LaPointe, Maitland and another FSU colleague, Julie Stierwalt, an associate professor of communication science and disorders, designed a set of experiments to test their hypothesis that the more you demand of people with movement disorders, the more you put them at risk for losing their balance and falling.
Walking & Talking
The team assembled an all-volunteer study group of 27 individuals with Parkinson's disease, most patients of Maitland's in his practice at Tallahassee Memorial Healthcare. Nineteen of the members were men, and ages ranged from 41 to 91, with an average of 67.4.
At the center, patients were asked to walk down a special, 14-foot-long carpet studded with thousands of electronic sensors linked to a computer. These sensors instantly measured up to 33 different aspects of the patients' gait, including stride length, step velocity and the amount of "double support" time, or the time patients spent standing solidly on both feet for balance. Each individual's normal walking habits, with no distractions, were assessed to set a baseline, or control, for the experiment.
"Then we asked them to walk the carpet and count at the same time," LaPointe said. "Gradually, we ramped up the cognitive load on them and the effect was dramatic."
At first, patients were asked to walk and count by ones, beginning with 24. Next, they were asked to walk and begin counting backwards from 95 by threes, a tougher task.

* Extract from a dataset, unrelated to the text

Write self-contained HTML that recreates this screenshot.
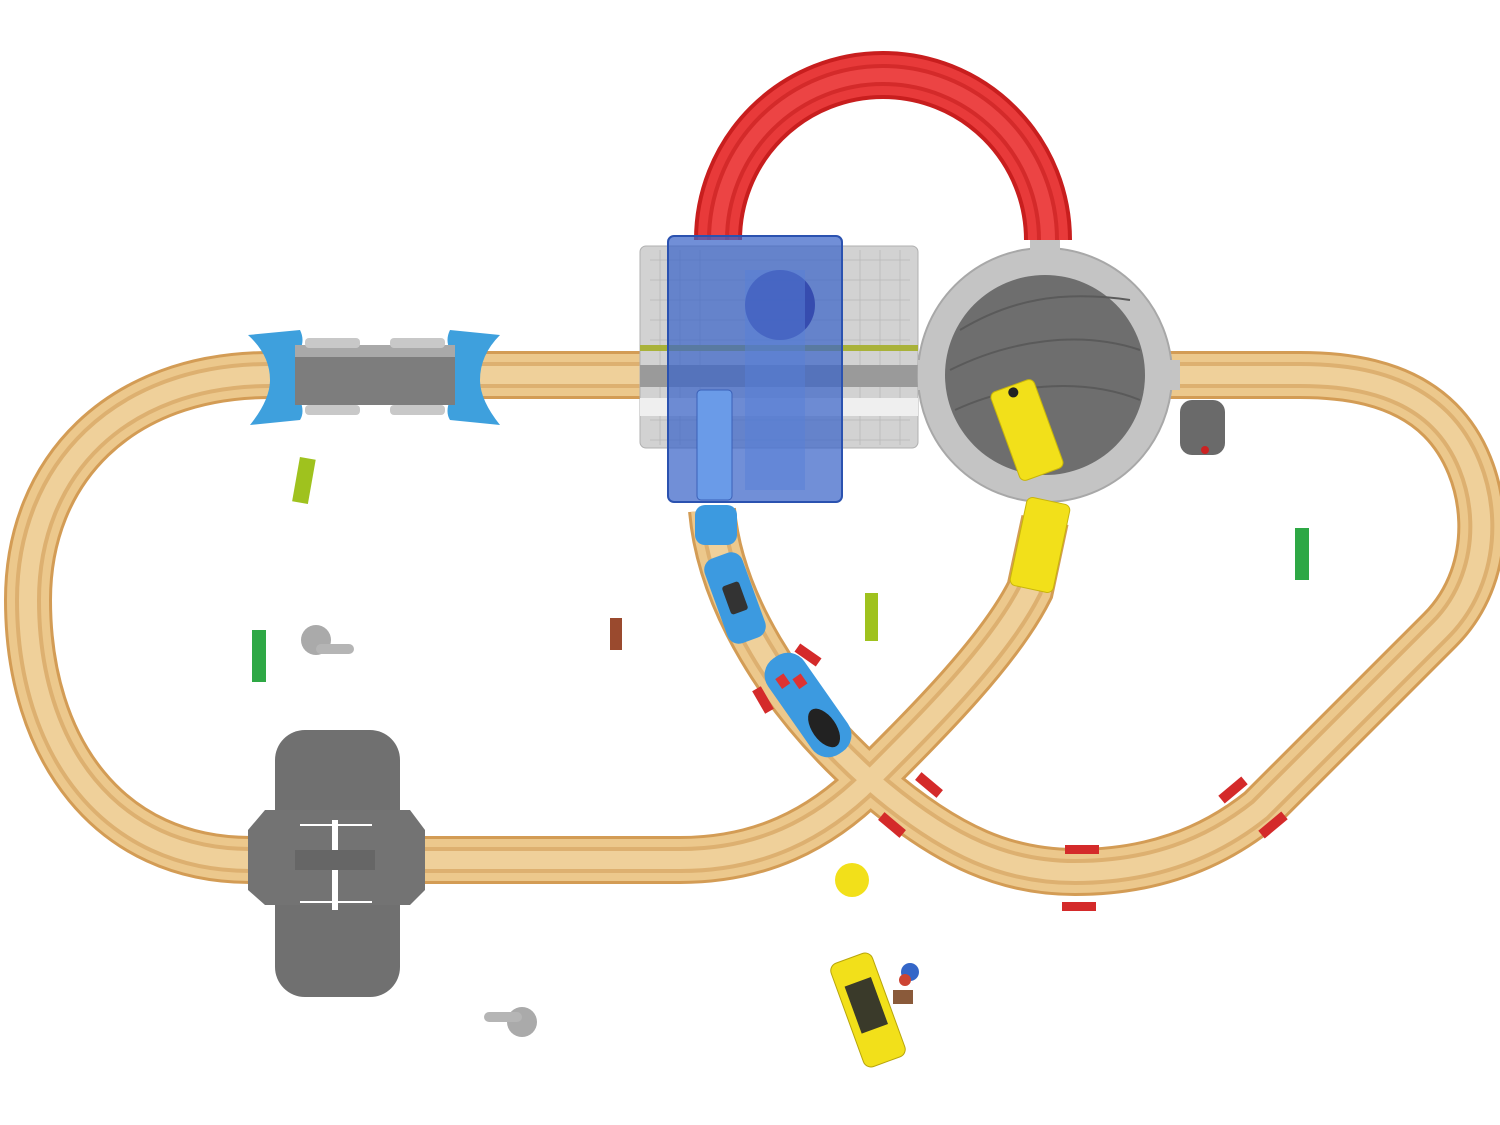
<!DOCTYPE html>
<html><head><meta charset="utf-8"><style>
html,body{margin:0;padding:0;background:#fff;}
svg{display:block;}
</style></head><body>
<svg width="1500" height="1125" viewBox="0 0 1500 1125" xmlns="http://www.w3.org/2000/svg">
<rect width="1500" height="1125" fill="#fff"/>

<defs>
  <path id="p1" d="M640,375 L270,375 C120,375 28,470 28,600 C28,750 110,860 250,860 L680,860 C760,860 820,830 870,780 C930,720 1000,650 1030,590 L1045,520"/>
  <path id="p2" d="M712,510 C720,600 780,700 870,780 C950,850 1010,872 1075,872 C1150,872 1210,850 1260,810 L1440,630 C1500,570 1490,470 1440,420 C1400,380 1340,375 1300,375 L1170,375"/>
</defs>
<g fill="none" stroke="#d39c55" stroke-width="48"><use href="#p1"/><use href="#p2"/></g>
<g fill="none" stroke="#ecc88c" stroke-width="42"><use href="#p1"/><use href="#p2"/></g>
<g fill="none" stroke="#ddb070" stroke-width="26"><use href="#p1"/><use href="#p2"/></g>
<g fill="none" stroke="#efd09a" stroke-width="18"><use href="#p1"/><use href="#p2"/></g>

<!-- red arch -->
<path d="M718,240 A165,165 0 0 1 1048,240" fill="none" stroke="#c81e1e" stroke-width="48"/>
<path d="M718,240 A165,165 0 0 1 1048,240" fill="none" stroke="#e83a3a" stroke-width="40"/>
<path d="M718,240 A165,165 0 0 1 1048,240" fill="none" stroke="#d42a2a" stroke-width="22"/>
<path d="M718,240 A165,165 0 0 1 1048,240" fill="none" stroke="#ec4444" stroke-width="14"/>

<!-- grey grid platform -->
<rect x="640" y="246" width="278" height="202" rx="6" fill="#d2d2d2" stroke="#b0b0b0"/>
<g stroke="#bdbdbd" stroke-width="1">
  <path d="M650,260H910M650,280H910M650,300H910M650,320H910M650,340H910M650,400H910M650,420H910M650,440H910"/>
  <path d="M660,250V445M680,250V445M700,250V445M860,250V445M880,250V445M900,250V445"/>
</g>
<rect x="640" y="345" width="278" height="6" fill="#a9b23a"/>
<rect x="640" y="365" width="278" height="22" fill="#9a9a9a"/>
<rect x="640" y="398" width="278" height="18" fill="#efefef"/>

<!-- turntable -->
<circle cx="1045" cy="375" r="127" fill="#c4c4c4" stroke="#a8a8a8" stroke-width="2"/>
<rect x="1030" y="240" width="30" height="30" fill="#c4c4c4"/>
<rect x="918" y="360" width="30" height="30" fill="#c4c4c4"/>
<rect x="1150" y="360" width="30" height="30" fill="#c4c4c4"/>
<circle cx="1045" cy="375" r="100" fill="#6e6e6e"/>
<g fill="none" stroke="#5a5a5a" stroke-width="2">
  <path d="M960,330 C1010,300 1060,290 1130,300"/><path d="M950,370 C1010,340 1080,330 1140,350"/><path d="M955,410 C1020,380 1090,380 1140,400"/>
</g>
<rect x="1180" y="400" width="45" height="55" rx="12" fill="#6a6a6a"/>
<circle cx="1205" cy="450" r="4" fill="#c22"/>

<!-- blue station -->
<rect x="668" y="236" width="174" height="266" rx="6" fill="#3a64c8" fill-opacity="0.72" stroke="#2b52b0" stroke-width="2"/>
<circle cx="780" cy="305" r="35" fill="#2a3fa8" fill-opacity="0.8"/>
<rect x="745" y="270" width="60" height="220" fill="#5880d8" fill-opacity="0.5"/>
<rect x="697" y="390" width="35" height="110" rx="4" fill="#6a9be8" stroke="#3a60b8"/>

<!-- blue tunnel -->
<path d="M248,335 L300,330 Q305,340 300,350 L300,400 Q305,412 300,420 L250,425 Q270,400 270,380 Q270,355 248,335Z" fill="#3ea0dd"/>
<path d="M500,335 L450,330 Q445,340 450,350 L450,400 Q445,412 450,420 L500,425 Q480,400 480,380 Q480,355 500,335Z" fill="#3ea0dd"/>
<rect x="295" y="345" width="160" height="60" fill="#7d7d7d"/>
<rect x="295" y="345" width="160" height="12" fill="#a9a9a9"/>
<rect x="305" y="338" width="55" height="10" rx="4" fill="#c8c8c8"/><rect x="390" y="338" width="55" height="10" rx="4" fill="#c8c8c8"/>
<rect x="305" y="405" width="55" height="10" rx="4" fill="#c8c8c8"/><rect x="390" y="405" width="55" height="10" rx="4" fill="#c8c8c8"/>

<!-- grey bridge piece -->
<rect x="275" y="730" width="125" height="267" rx="30" fill="#707070"/>
<path d="M265,810 L410,810 L425,830 L425,890 L410,905 L265,905 L248,890 L248,830Z" fill="#737373"/>
<path d="M300,825H372M300,902H372" stroke="#fff" stroke-width="2"/>
<rect x="332" y="820" width="6" height="90" fill="#fff"/>
<rect x="295" y="850" width="80" height="20" fill="#666"/>

<!-- blue train -->
<g>
  <rect x="695" y="505" width="42" height="40" rx="10" fill="#3c9ae0"/>
  <g transform="translate(735,598) rotate(-20)"><rect x="-20" y="-45" width="40" height="90" rx="12" fill="#3c9ae0"/><rect x="-9" y="-15" width="18" height="30" rx="3" fill="#333"/></g>
  <g transform="translate(808,705) rotate(-35)"><rect x="-22" y="-58" width="44" height="116" rx="20" fill="#3c9ae0"/><ellipse cx="0" cy="28" rx="12" ry="22" fill="#222"/><rect x="-12" y="-40" width="10" height="12" fill="#d33"/><rect x="2" y="-30" width="10" height="12" fill="#d33"/></g>
</g>

<!-- yellow train -->
<g transform="translate(1027,430) rotate(-20)"><rect x="-23" y="-47" width="46" height="94" rx="6" fill="#f2e01a" stroke="#c8b50a"/><circle cx="0" cy="-40" r="5" fill="#222"/></g>
<g transform="translate(1040,545) rotate(12)"><rect x="-22" y="-45" width="44" height="90" rx="6" fill="#f2e01a" stroke="#c8b50a"/></g>

<!-- red pieces -->
<g fill="#d42a2a">
  <rect x="795" y="650" width="26" height="10" transform="rotate(35 808 655)"/>
  <rect x="750" y="695" width="26" height="10" transform="rotate(60 763 700)"/>
  <rect x="915" y="780" width="28" height="10" transform="rotate(40 929 785)"/>
  <rect x="878" y="820" width="28" height="10" transform="rotate(40 892 825)"/>
  <rect x="1065" y="845" width="34" height="9"/>
  <rect x="1062" y="902" width="34" height="9"/>
  <rect x="1218" y="785" width="30" height="10" transform="rotate(-40 1233 790)"/>
  <rect x="1258" y="820" width="30" height="10" transform="rotate(-40 1273 825)"/>
</g>

<!-- small bits -->
<rect x="296" y="458" width="16" height="45" fill="#9fc21e" transform="rotate(10 304 480)"/>
<rect x="252" y="630" width="14" height="52" fill="#2ea845"/>
<rect x="865" y="593" width="13" height="48" fill="#9fc21e"/>
<rect x="1295" y="528" width="14" height="52" fill="#2ea845"/>
<rect x="610" y="618" width="12" height="32" fill="#9a4a2e"/>
<circle cx="316" cy="640" r="15" fill="#aaa"/><rect x="316" y="644" width="38" height="10" rx="5" fill="#b5b5b5"/>
<circle cx="522" cy="1022" r="15" fill="#aaa"/><rect x="484" y="1012" width="38" height="10" rx="5" fill="#b5b5b5"/>
<circle cx="852" cy="880" r="17" fill="#f2e01a"/>
<g transform="translate(868,1010) rotate(-20)"><rect x="-22" y="-55" width="44" height="110" rx="8" fill="#f2e01a" stroke="#b8a50a"/><rect x="-14" y="-30" width="28" height="50" fill="#3a3a2a"/></g>
<circle cx="910" cy="972" r="9" fill="#3466c8"/><circle cx="905" cy="980" r="6" fill="#c43"/>
<rect x="893" y="990" width="20" height="14" fill="#8a5a3a"/>
</svg>
</body></html>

The last test was the hardest—patients were asked to walk and count in a sequence of letters and numbers, for example, H-1, I-2, J-3, K-4 and so forth.
As the mental tests got more difficult, all of the patients, regardless of age, took drastically shorter steps, took more of them and slowed down (see page 17). All the indicators showed that the higher the cognitive load borne by patients, the greater difficulty they had in balancing themselves.
LaPointe said the results demonstrate a phenomenon that neuroscientists call cognitive resource allocation. Essentially, our brains can only allocate so much attention and thinking power, or resources, for multiple tasks. When tasks call for more cognition than can be allocated, performance breaks down. People who start out with compromised cognitive resources therefore get taxed much more easily by even simple tasks—such as walking and talking at the same time.
A Lesson for Caregivers
What the study shows, LaPointe said, is that anyone who is in charge of providing care to people with Parkinson's disease should be cautious about talking to their subjects during walks. Even light conversation can make it more difficult for patients to keep their balance.
"Here at the hospital, the physical therapists have heard the preaching to the choir, and they're now training caregivers at home as well as here to not talk and ask questions while they are doing physical gait therapy. It may slow their patients' recovery and put them at risk for falling."
In future tests, LaPointe said he might want to look at the effect of other distractions, such as a radio or an iPod, on the walking performance of people with movement disorders.
"That's something we haven't tested yet. As it turns out, there have been earlier studies that suggest that some (Parkinson's) patients show some improvement (in walking) if they can get into a rhythm, get synchronized with it.
"But it would have to be a fairly light (cognitive) load for them," he cautioned. "Anything much more, and they can lose balance, slow up, even stop altogether."